5 AI Projects to Combat Global Inequality

This story was published in Venture Beat.

Artificial Intelligence (AI) promises to improve human welfare and make the world a more educated, meaningful, safer place filled with more possibilities and potential than ever before. However, a real and imminent fear is that biased AIs will deepen inequalities.

Smarter computers, at our behest, are helping us build a more satiated world. As Aldous Huxley would appreciate, satiation when indulged, becomes mere habit. We don’t question how decisions are made anymore, and no one really even knows how the most advanced AIs do what they do. AI makes many of the most important decisions that guide your life’s trajectory; investment, medical, and policy-making decisions all rely on potentially biased algorithms. There’s already a discussion that being able to interrogate an AI system about how it reached its conclusion is a fundamental legal right.

‘But I like the inconveniences.’
 We don’t,’ said the Controller. ‘We prefer to do things comfortably.’
 But I don’t want comfort. I want God, I want poetry, I want real danger, I want freedom, I want goodness. I want sin.’
― Aldous Huxley, Brave New World

And with good reason. The computers that run AI services have essentially programmed themselves, and they have done it in ways we don’t fully understand. Even the engineers who build AIs cannot fully explain their behavior. The potential for unintentional bias is enormous, but the potential that no one really cares that the biases exist is far worse. One company that helps businesses identify and correct biases in the algorithms they use, had no customers at the time of reporting.

A few key examples of AI bias have been extensively covered in the news; several gaffs with Google’s AI algorithm include labeling some black people as gorillas, image searches for “CEO” returned only pictures of white men and it displayed fewer ads for high-paying executive jobs to women. A LinkedIn advertising program showed a preference for male names in searches. A British pediatrician was denied access to the women’s locker room at her gym because the software it used to manage its membership system automatically coded her title — “doctor” — as male. Microsoft’s Tay Twitterbot had to be shut down when it learned to be racist after just 16 hours. Lastly, a program used by U.S. courts for risk assessment, Correctional Offender Management Profiling for Alternative Sanctions (Compas), was discovered to be more prone to mistakenly label black defendants as likely to reoffend — wrongly flagging them at almost twice the rate as white people (45% to 24%), according to ProPublica.

Here are 5 really cool projects that are applying big data, AI, and/or machine learning to fulfill these new technology’s promise of making the world a better place for everyone.

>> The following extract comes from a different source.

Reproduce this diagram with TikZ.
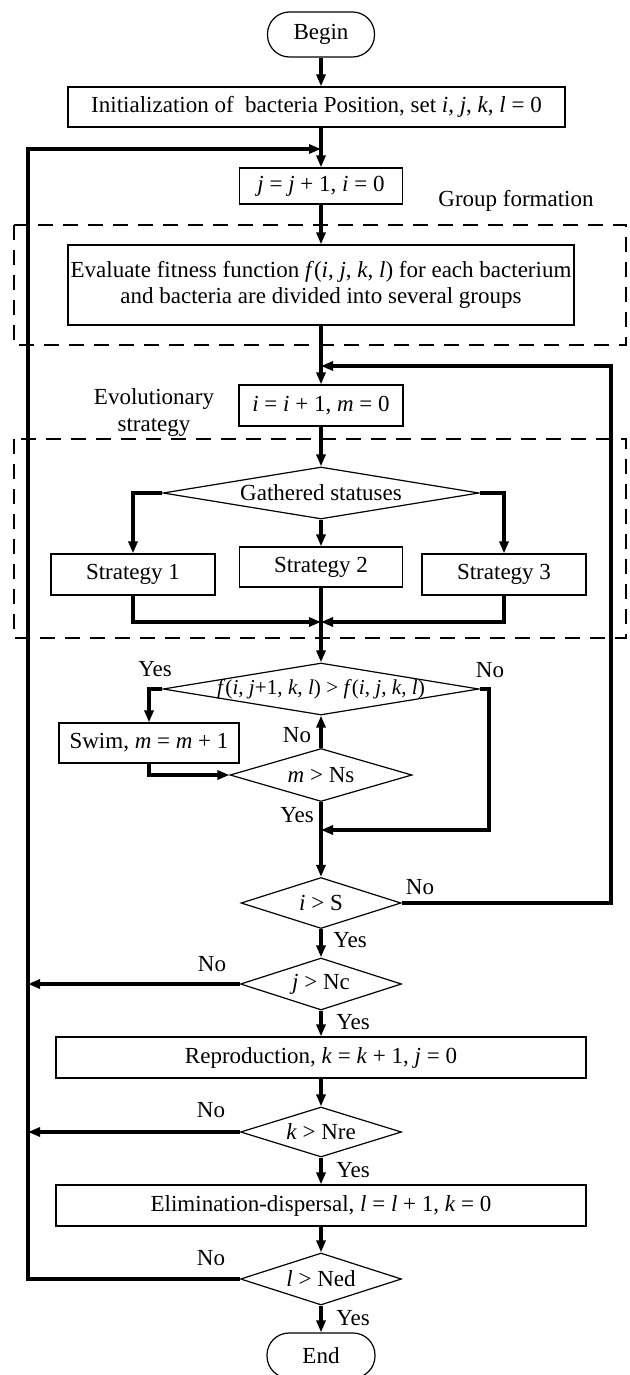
\documentclass[tikz,border=0pt]{standalone}
\usepackage{fontspec}
\setmainfont{Liberation Serif}
\usetikzlibrary{arrows.meta,shapes.geometric}
\newcommand{\mi}[1]{\textit{#1}}
\begin{document}
\begin{tikzpicture}[x=0.5pt,y=-0.5pt,
  font=\fontsize{11.5}{13}\selectfont,
  box/.style={draw, line width=0.6pt, rectangle, inner sep=0pt},
  term/.style={draw, line width=0.6pt, rectangle, rounded corners=11pt, inner sep=0pt},
  dia/.style={draw, line width=0.6pt, diamond, inner sep=0pt},
  conn/.style={line width=1.6pt, -{Triangle[length=6pt,width=4.5pt]}},
  thk/.style={line width=1.6pt},
  grp/.style={draw, line width=1.3pt, dash pattern=on 7.5pt off 5pt},
  lbl/.style={inner sep=0pt}]
\useasboundingbox (0,0) rectangle (629,1375);
\fill[white] (0,0) rectangle (629,1375);

% group frames
\draw[grp] (14,225) rectangle (626,345);
\draw[grp] (14,439) rectangle (626,638);

% nodes
\node[term, minimum width=53.5pt, minimum height=22.5pt] (begin) at (321,34.5) {Begin};
\node[box, minimum width=248.5pt, minimum height=20pt] (init) at (316.5,107) {Initialization of\ \ bacteria Position, set \mi{i}, \mi{j}, \mi{k}, \mi{l} = 0};
\node[box, minimum width=81.5pt, minimum height=18pt] (jb) at (321,186) {\mi{j} = \mi{j} + 1, \mi{i} = 0};
\node[lbl] (gf) at (516,201) {Group formation};
\node[box, minimum width=253pt, minimum height=40pt, align=center] (ev) at (321,285) {Evaluate fitness function \mi{f}(\mi{i}, \mi{j}, \mi{k}, \mi{l}) for each bacterium\\and bacteria are divided into several groups};
\node[box, minimum width=82pt, minimum height=20.5pt] (ib) at (321,405.5) {\mi{i} = \mi{i} + 1, \mi{m} = 0};
\node[lbl, align=center] (es) at (154,413) {Evolutionary\\[0.5pt]strategy};

\node[dia, minimum width=158pt, minimum height=26pt] (gs) at (321,493) {};
\node[lbl] (gst) at (gs.center) {Gathered statuses};
\node[box, minimum width=82pt, minimum height=20.5pt] (s1) at (133,574.5) {Strategy 1};
\node[box, minimum width=81.5pt, minimum height=20pt] (s2) at (321,567) {Strategy 2};
\node[box, minimum width=82pt, minimum height=20.5pt] (s3) at (504,574.5) {Strategy 3};

\node[dia, minimum width=158pt, minimum height=26pt] (fd) at (321,689) {};
\node[lbl, font=\fontsize{10.6}{12}\selectfont] (fdt) at (fd.center) {\mi{f}(\mi{i}, \mi{j}+1, \mi{k}, \mi{l}) > \mi{f}(\mi{i}, \mi{j}, \mi{k}, \mi{l})};
\node[box, minimum width=90pt, minimum height=20pt] (sw) at (149,743) {Swim, \mi{m} = \mi{m} + 1};
\node[dia, minimum width=91pt, minimum height=26.5pt] (md) at (321,775) {};
\node[lbl] (mdt) at (md.center) {\mi{m} > Ns};

\node[dia, minimum width=80pt, minimum height=25.5pt] (isd) at (321,903) {};
\node[lbl] (isdt) at (isd.center) {\mi{i} > S};
\node[dia, minimum width=80.5pt, minimum height=26pt] (jd) at (321,984) {};
\node[lbl] (jdt) at (jd.center) {\mi{j} > Nc};
\node[box, minimum width=265pt, minimum height=20.5pt] (rp) at (321,1057.5) {Reproduction, \mi{k} = \mi{k} + 1, \mi{j} = 0};
\node[dia, minimum width=80.5pt, minimum height=25pt] (kd) at (321,1132) {};
\node[lbl] (kdt) at (kd.center) {\mi{k} > Nre};
\node[box, minimum width=265pt, minimum height=20.5pt] (el) at (321,1205.5) {Elimination-dispersal, \mi{l} = \mi{l} + 1, \mi{k} = 0};
\node[dia, minimum width=80.5pt, minimum height=26pt] (ld) at (321,1279) {};
\node[lbl] (ldt) at (ld.center) {\mi{l} > Ned};
\node[term, minimum width=54pt, minimum height=22.5pt] (en) at (321,1355.5) {End};

% labels
\node[lbl] (y1) at (155,669) {Yes};
\node[lbl] (n1) at (490,670) {No};
\node[lbl] (n2) at (297,735) {No};
\node[lbl] (y2) at (297,815) {Yes};
\node[lbl] (n3) at (420,887) {No};
\node[lbl] (y3) at (350,940) {Yes};
\node[lbl] (n4) at (212,964) {No};
\node[lbl] (y4) at (353,1022) {Yes};
\node[lbl] (n5) at (211,1110) {No};
\node[lbl] (y5) at (353,1170) {Yes};
\node[lbl] (n6) at (211,1258) {No};
\node[lbl] (y6) at (353,1318) {Yes};

% helper coordinates
\coordinate (lt) at (28,149);
\coordinate (rt) at (611,366);
\coordinate (mg) at (321,622);
\coordinate (nr) at (489,830);

% connectors
\draw[conn] (begin.south) -- (begin.south |- init.north);
\draw[conn] (begin.south |- init.south) -- (jb.north);
\draw[conn] (ld.west) -| (lt) -- (lt -| jb.north);
\draw[conn] (jb.south) -- (ev.north);
\draw[conn] (ev.south) -- (ib.north);
\draw[conn] (isd.east) -| (rt) -- (rt -| ib.north);
\draw[conn] (ib.south) -- (gs.north);
\draw[conn] (gs.west) -| (s1.north);
\draw[conn] (gs.south) -- (s2.north);
\draw[conn] (gs.east) -| (s3.north);
\draw[conn] (s1.south) |- (mg);
\draw[conn] (s3.south) |- (mg);
\draw[conn] (s2.south) -- (fd.north);
\draw[conn] (fd.west) -| (sw.north);
\draw[conn] (sw.south) |- (md.west);
\draw[conn] (md.north) -- (fd.south);
\draw[conn] (md.south) -- (isd.north);
\draw[conn] (fd.east) -| (nr) -- (nr -| md.south);
\draw[conn] (isd.south) -- (jd.north);
\draw[conn] (jd.west) -- (jd.west -| lt);
\draw[conn] (jd.south) -- (rp.north);
\draw[conn] (rp.south) -- (kd.north);
\draw[conn] (kd.west) -- (kd.west -| lt);
\draw[conn] (kd.south) -- (el.north);
\draw[conn] (el.south) -- (ld.north);
\draw[conn] (ld.south) -- (en.north);
\end{tikzpicture}
\end{document}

  1. The Allegheny Family Screening Tool: Developed by the county, this predictive algorithm’s workings are public. Its criteria are described in academic publications (a benchmark private companies routinely do not meet, even under duress to explain their results) and interrogate-able by local officials, adoption lawyers, child advocates, parents and even former foster children at public meetings held in downtown Pittsburgh. Sixteen months after the Allegheny Family Screening Tool was first used, preliminary data has already shown that it is effective, including more children in need of services than before.
  2. African Orphan Crops Consortium: The consortium’s goal is to sequence, assemble, and annotate the genomes of 101 traditional African food crops, sometime referred to as “orphan crops” because they have long-been ignored in favor of western crops like corn, wheat, and rice. Crops like the African Yam Bean, the Desert Date and Ber are uniquely adapted to local climates and can increase nutrition. Solving world hunger and climate change issues will require the power of big data, and undoubtedly AI for speeding the development of genome improvements as Monsanto, Syngenta, and Carnegie Mellon University are all developing AI AgTech applications.
  3. Microsoft’s FATE: Fairness, Accountability, Transparency and Ethics in AI. The program was set up to ferret out biases that creep into AI data and can skew results. Lead by principle investigator, Kate Crawford and an (all female!) team of AI research super stars are currently working on collaborative research projects that address the need for transparency, accountability, and fairness in AI and machine learning.
  4. IBM’s Science for Social Good: IBM announced 12 projects planned for 2017. Each Science for Social Good project aligns with one or more of the 17 Sustainable Development Goals, the United Nations’ blueprint to address some of the globe’s biggest inequalities and threats by the year 2030. Poverty, hunger and illiteracy are all targets of these initiatives.
  5. Data 4 Black Lives: Often times policy makers have no data to back racial justice initiatives, because the data simply do not exist. No one has collected or analyzed it. Data 4 Black Lives aims to connect data scientists and activists in order to apply data science tools like artificial intelligence and machine learning, to bring meaning and solutions to impact black people’s lives.

There are so many cool AI projects (for example PAWS a Wildlife Conservation AI that use machine learning to predict where poachers may strike) that I have not included here, in the interest of brevity and limiting this article in scope. Tell me your favorite AI project in the comments!